Ruhrgebietsweit betrug die Schuldnerquote im vergangenen Jahr 14,30 Prozent – 0,11 Prozent mehr als im Jahr zuvor. Zum Vergleich: In NRW stieg die Quote nur um 0,03 Prozent auf 11,72 Prozent. Im Bundesdurchschnitt sank sie sogar um 0,04 Prozent auf 10,0 Prozent.
Herne ist dagegen die Stadt mit der vierthöchsten Schuldnerquote in Deutschland, mehr Schuldner gibt es nur in Bremerhaven, Neumünster und Pirmasens.

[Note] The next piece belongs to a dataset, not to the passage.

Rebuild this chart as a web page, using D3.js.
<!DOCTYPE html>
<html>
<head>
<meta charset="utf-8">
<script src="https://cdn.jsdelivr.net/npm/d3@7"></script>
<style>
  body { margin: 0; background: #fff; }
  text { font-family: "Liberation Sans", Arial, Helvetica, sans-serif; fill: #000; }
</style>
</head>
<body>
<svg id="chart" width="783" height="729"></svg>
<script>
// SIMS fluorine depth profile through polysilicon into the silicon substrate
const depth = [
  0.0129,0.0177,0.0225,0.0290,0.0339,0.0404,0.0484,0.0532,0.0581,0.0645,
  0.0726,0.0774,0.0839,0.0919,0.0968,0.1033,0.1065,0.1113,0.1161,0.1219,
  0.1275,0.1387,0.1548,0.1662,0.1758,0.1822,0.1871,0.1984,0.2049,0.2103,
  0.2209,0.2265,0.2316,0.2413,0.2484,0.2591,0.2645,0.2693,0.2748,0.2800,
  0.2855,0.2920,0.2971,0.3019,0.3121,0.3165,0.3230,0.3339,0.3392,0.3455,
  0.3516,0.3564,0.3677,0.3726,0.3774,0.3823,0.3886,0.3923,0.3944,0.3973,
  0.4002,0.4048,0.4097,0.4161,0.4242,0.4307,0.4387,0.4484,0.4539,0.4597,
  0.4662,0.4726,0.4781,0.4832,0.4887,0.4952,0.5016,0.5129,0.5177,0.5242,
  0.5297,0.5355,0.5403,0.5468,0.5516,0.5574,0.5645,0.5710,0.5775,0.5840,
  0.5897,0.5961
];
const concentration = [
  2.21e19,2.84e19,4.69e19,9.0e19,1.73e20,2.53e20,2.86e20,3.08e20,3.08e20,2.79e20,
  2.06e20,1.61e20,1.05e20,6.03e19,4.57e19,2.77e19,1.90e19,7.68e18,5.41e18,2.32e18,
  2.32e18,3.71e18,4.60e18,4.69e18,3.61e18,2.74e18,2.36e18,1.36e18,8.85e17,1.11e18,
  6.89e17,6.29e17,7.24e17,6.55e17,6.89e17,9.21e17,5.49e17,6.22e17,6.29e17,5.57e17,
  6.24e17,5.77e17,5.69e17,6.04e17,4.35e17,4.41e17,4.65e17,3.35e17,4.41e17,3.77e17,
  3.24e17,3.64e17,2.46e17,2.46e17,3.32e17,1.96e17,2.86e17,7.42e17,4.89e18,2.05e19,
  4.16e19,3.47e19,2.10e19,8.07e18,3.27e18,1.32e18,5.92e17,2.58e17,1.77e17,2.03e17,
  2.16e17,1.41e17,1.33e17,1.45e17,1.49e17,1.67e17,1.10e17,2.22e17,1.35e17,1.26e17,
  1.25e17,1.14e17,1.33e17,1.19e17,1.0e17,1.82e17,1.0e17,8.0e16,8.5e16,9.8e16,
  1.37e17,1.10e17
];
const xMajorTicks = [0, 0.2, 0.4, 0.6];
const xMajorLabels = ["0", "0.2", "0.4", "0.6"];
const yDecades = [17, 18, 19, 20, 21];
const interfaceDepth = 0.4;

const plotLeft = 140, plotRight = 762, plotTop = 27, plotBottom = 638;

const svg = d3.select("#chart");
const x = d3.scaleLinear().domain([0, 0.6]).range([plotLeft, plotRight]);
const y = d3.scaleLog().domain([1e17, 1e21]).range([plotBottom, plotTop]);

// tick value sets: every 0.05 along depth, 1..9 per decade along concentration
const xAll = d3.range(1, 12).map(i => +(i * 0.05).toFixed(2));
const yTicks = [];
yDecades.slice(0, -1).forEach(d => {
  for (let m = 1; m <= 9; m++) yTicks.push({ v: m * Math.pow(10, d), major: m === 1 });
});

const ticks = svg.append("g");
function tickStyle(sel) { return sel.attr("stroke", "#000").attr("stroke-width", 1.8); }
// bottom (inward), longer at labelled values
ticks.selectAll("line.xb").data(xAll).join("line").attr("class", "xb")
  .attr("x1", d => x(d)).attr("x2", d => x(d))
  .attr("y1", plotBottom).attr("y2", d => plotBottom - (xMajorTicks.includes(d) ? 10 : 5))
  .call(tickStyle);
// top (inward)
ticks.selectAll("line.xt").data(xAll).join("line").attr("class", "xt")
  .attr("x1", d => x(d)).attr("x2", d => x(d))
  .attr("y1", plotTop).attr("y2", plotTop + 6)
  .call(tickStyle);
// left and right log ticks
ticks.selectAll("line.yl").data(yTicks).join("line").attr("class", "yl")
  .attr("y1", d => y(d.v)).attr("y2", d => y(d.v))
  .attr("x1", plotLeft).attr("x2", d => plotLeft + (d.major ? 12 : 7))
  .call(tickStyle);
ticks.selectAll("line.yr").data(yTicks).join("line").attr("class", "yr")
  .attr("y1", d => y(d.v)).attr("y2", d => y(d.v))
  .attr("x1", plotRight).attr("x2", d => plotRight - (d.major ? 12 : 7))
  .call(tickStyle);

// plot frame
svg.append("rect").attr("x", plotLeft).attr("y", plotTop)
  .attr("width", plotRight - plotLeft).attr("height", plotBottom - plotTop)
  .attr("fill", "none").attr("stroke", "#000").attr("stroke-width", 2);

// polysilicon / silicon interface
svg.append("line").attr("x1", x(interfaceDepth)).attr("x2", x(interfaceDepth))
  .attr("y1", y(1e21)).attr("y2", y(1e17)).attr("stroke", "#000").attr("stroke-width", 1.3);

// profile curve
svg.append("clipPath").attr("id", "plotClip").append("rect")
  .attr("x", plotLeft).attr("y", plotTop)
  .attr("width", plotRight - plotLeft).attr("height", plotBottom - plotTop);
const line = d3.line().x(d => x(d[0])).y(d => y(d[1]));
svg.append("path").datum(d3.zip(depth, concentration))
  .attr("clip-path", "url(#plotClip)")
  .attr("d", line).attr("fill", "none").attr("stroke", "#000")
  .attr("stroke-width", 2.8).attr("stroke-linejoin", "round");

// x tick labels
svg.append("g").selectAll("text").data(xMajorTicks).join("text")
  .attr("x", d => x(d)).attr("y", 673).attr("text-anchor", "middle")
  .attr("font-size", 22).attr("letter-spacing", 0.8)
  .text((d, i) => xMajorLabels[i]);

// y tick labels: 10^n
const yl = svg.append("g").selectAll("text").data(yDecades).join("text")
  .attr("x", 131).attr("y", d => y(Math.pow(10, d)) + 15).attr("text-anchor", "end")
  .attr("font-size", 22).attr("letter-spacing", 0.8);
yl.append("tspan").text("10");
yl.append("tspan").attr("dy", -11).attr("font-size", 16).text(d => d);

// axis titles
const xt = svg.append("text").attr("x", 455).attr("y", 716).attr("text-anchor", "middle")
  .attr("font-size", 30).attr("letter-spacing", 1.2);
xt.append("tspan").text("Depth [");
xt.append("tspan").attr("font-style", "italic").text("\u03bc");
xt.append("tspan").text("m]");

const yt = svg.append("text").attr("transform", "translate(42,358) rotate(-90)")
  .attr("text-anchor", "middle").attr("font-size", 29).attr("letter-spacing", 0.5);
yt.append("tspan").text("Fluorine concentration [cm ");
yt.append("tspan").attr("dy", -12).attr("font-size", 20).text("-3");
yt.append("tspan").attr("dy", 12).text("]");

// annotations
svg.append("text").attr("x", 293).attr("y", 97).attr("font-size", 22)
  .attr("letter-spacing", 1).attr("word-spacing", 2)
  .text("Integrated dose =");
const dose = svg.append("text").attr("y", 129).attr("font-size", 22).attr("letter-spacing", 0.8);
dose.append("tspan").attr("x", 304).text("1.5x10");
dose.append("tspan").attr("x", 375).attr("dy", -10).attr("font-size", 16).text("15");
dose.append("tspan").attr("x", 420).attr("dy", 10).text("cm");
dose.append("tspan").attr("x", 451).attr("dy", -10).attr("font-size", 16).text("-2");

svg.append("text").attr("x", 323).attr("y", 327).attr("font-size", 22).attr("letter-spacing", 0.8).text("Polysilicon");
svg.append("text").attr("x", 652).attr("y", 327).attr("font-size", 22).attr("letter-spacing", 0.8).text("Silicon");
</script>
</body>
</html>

Ein ausgeprägtes Nord-Süd-Gefälle wie in Essen oder Bochum gebe es in Herne aber nicht, sagt Philipp Böhme, Geschäftsführer von Creditreform Bochum. Herne stehe vielmehr „über alle Stadtteile recht schlecht“ dar; allenfalls einzelne Straßenzüge stünden besser da. So lande der Herner Postleitzahlbereich 44653 bei den „stärksten Schuldnerbrennpunkten“ im Ruhrgebiet gerade mal auf Platz 16. Andererseits tauche Herne unter den 20 Plätzen von „Best of Ruhrgebiet“ nicht einmal auf.

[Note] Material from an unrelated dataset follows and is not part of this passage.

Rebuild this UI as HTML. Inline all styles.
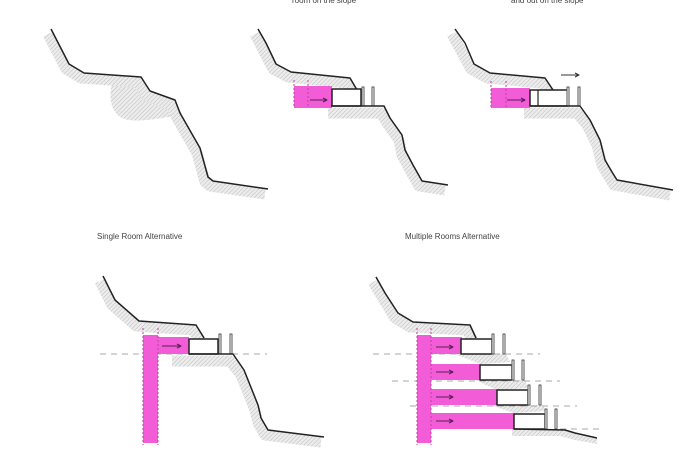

Kämmerer: Stadt steuert gegen
Und was sagt Hernes Kämmerer zu den Zahlen von Creditreform? „Grundsätzlich spiegelt sich diese Entwicklung in den hohen städtischen Sozialtransferleistungen wider“, so Hans Werner Klee zur WAZ. Daher steuere die Stadt insbesondere durch Bildungsangebote und arbeitsmarktpolitische Maßnahmen sowie durch Unterstützung der Schuldnerberatungsstelle gegen diesen Trend.